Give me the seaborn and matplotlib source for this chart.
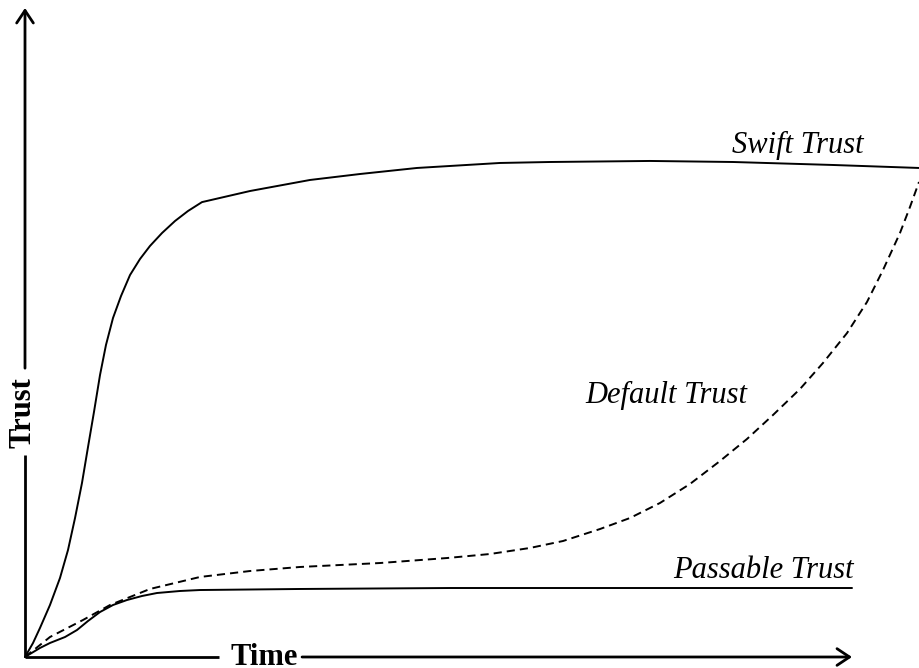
import matplotlib
matplotlib.use("Agg")
import matplotlib.pyplot as plt
import seaborn as sns

# ---- data (time units: x-arrow tip = 100; trust units: y-arrow tip = 100) ----
swift_time = [0, 0.97, 1.81, 3.02, 4.23, 5.20, 6.05, 6.89, 7.62, 8.34, 9.07, 9.79,
              10.64, 11.61, 12.70, 13.91, 15.11, 16.57, 18.14, 19.71, 21.40, 27.21,
              34.46, 40.51, 47.40, 57.44, 63.48, 75.57, 85.61, 97.70, 108.10]
swift_trust = [0, 2.16, 4.47, 8.01, 12.17, 16.49, 21.42, 26.81, 32.36, 37.75, 43.45, 48.07,
               52.23, 55.62, 58.86, 61.33, 63.33, 65.33, 67.18, 68.72, 70.09, 71.80,
               73.50, 74.42, 75.35, 76.12, 76.27, 76.43, 76.27, 75.81, 75.35]

passable_time = [0, 1.81, 3.02, 4.84, 6.29, 7.62, 9.07, 10.64, 12.33, 14.15, 15.96,
                 18.74, 21.16, 33.25, 51.39, 100.0]
passable_trust = [0, 1.39, 2.16, 3.08, 4.16, 5.55, 6.93, 8.01, 8.78, 9.40, 9.86,
                  10.17, 10.32, 10.48, 10.63, 10.63]

default_time = [0, 3.02, 7.01, 10.28, 15.11, 21.16, 27.21, 33.25, 42.93, 51.03, 56.23,
                61.06, 65.05, 69.53, 73.16, 76.78, 80.41, 84.04, 87.30, 90.45, 93.71,
                96.49, 99.40, 101.81, 103.75, 105.80, 107.01, 108.10]
default_trust = [0, 3.08, 5.70, 8.01, 10.48, 12.33, 13.25, 13.87, 14.48, 15.25, 15.87,
                 16.80, 17.87, 19.72, 21.42, 23.73, 26.66, 30.20, 33.59, 37.29, 41.29,
                 45.30, 49.92, 54.70, 59.63, 65.33, 69.34, 73.19]

series_labels = ["Swift Trust", "Default Trust", "Passable Trust"]
axis_labels = ["Time", "Trust"]

# ---- figure ----
sns.set_theme(style="white")
plt.rcParams["font.family"] = ["Liberation Serif", "DejaVu Serif"]

fig = plt.figure(figsize=(9.19, 6.68), dpi=100)
ax = fig.add_axes([0, 0, 1, 1])
ax.set_xlim(-3.023, 108.10)
ax.set_ylim(-1.695, 101.23)
ax.axis("off")

line_kw = dict(ax=ax, color="black", lw=1.4, sort=False, estimator=None,
               solid_joinstyle="round", dash_joinstyle="round")
sns.lineplot(x=swift_time, y=swift_trust, **line_kw)
sns.lineplot(x=passable_time, y=passable_trust, **line_kw)
sns.lineplot(x=default_time, y=default_trust, **line_kw)
ax.lines[-1].set_dashes((4.2, 2.6))

# ---- axes with arrows, broken by their labels ----
axis_lw = 2.0
arrow_kw = dict(arrowstyle="->,head_length=0.45,head_width=0.3", lw=axis_lw,
                color="black", shrinkA=0, shrinkB=0, mutation_scale=20)
ax.plot([0, 0], [0, 31.1], color="black", lw=axis_lw, solid_capstyle="butt")
ax.annotate("", xy=(0, 100), xytext=(0, 44.5), arrowprops=arrow_kw)
ax.plot([0, 23.5], [0, 0], color="black", lw=axis_lw, solid_capstyle="butt")
ax.annotate("", xy=(100, 0), xytext=(33.5, 0), arrowprops=arrow_kw)

ax.text(28.9, -1.3, axis_labels[0], ha="center", va="baseline",
        fontsize=22, fontweight="bold", color="black")
ax.text(-0.24, 37.6, axis_labels[1], ha="center", va="center", rotation=90,
        fontsize=22, fontweight="bold", color="black")

# ---- series labels ----
ax.text(85.5, 77.66, series_labels[0], ha="left", va="baseline",
        fontsize=22, style="italic", color="black")
ax.text(67.7, 39.1, series_labels[1], ha="left", va="baseline",
        fontsize=22, style="italic", color="black")
ax.text(78.4, 12.2, series_labels[2], ha="left", va="baseline",
        fontsize=22, style="italic", color="black")

fig.savefig("out.png", dpi=100, facecolor="white")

_The task:_ Please take the lines from the beginning of the data above through the line holding "10.17, 10.32, 10.48, 10.63, 10.63]" and transcribe them exactly, without any pictures.

_Written solution:_
Give me the seaborn and matplotlib source for this chart.
import matplotlib
matplotlib.use("Agg")
import matplotlib.pyplot as plt
import seaborn as sns

# ---- data (time units: x-arrow tip = 100; trust units: y-arrow tip = 100) ----
swift_time = [0, 0.97, 1.81, 3.02, 4.23, 5.20, 6.05, 6.89, 7.62, 8.34, 9.07, 9.79,
              10.64, 11.61, 12.70, 13.91, 15.11, 16.57, 18.14, 19.71, 21.40, 27.21,
              34.46, 40.51, 47.40, 57.44, 63.48, 75.57, 85.61, 97.70, 108.10]
swift_trust = [0, 2.16, 4.47, 8.01, 12.17, 16.49, 21.42, 26.81, 32.36, 37.75, 43.45, 48.07,
               52.23, 55.62, 58.86, 61.33, 63.33, 65.33, 67.18, 68.72, 70.09, 71.80,
               73.50, 74.42, 75.35, 76.12, 76.27, 76.43, 76.27, 75.81, 75.35]

passable_time = [0, 1.81, 3.02, 4.84, 6.29, 7.62, 9.07, 10.64, 12.33, 14.15, 15.96,
                 18.74, 21.16, 33.25, 51.39, 100.0]
passable_trust = [0, 1.39, 2.16, 3.08, 4.16, 5.55, 6.93, 8.01, 8.78, 9.40, 9.86,
                  10.17, 10.32, 10.48, 10.63, 10.63]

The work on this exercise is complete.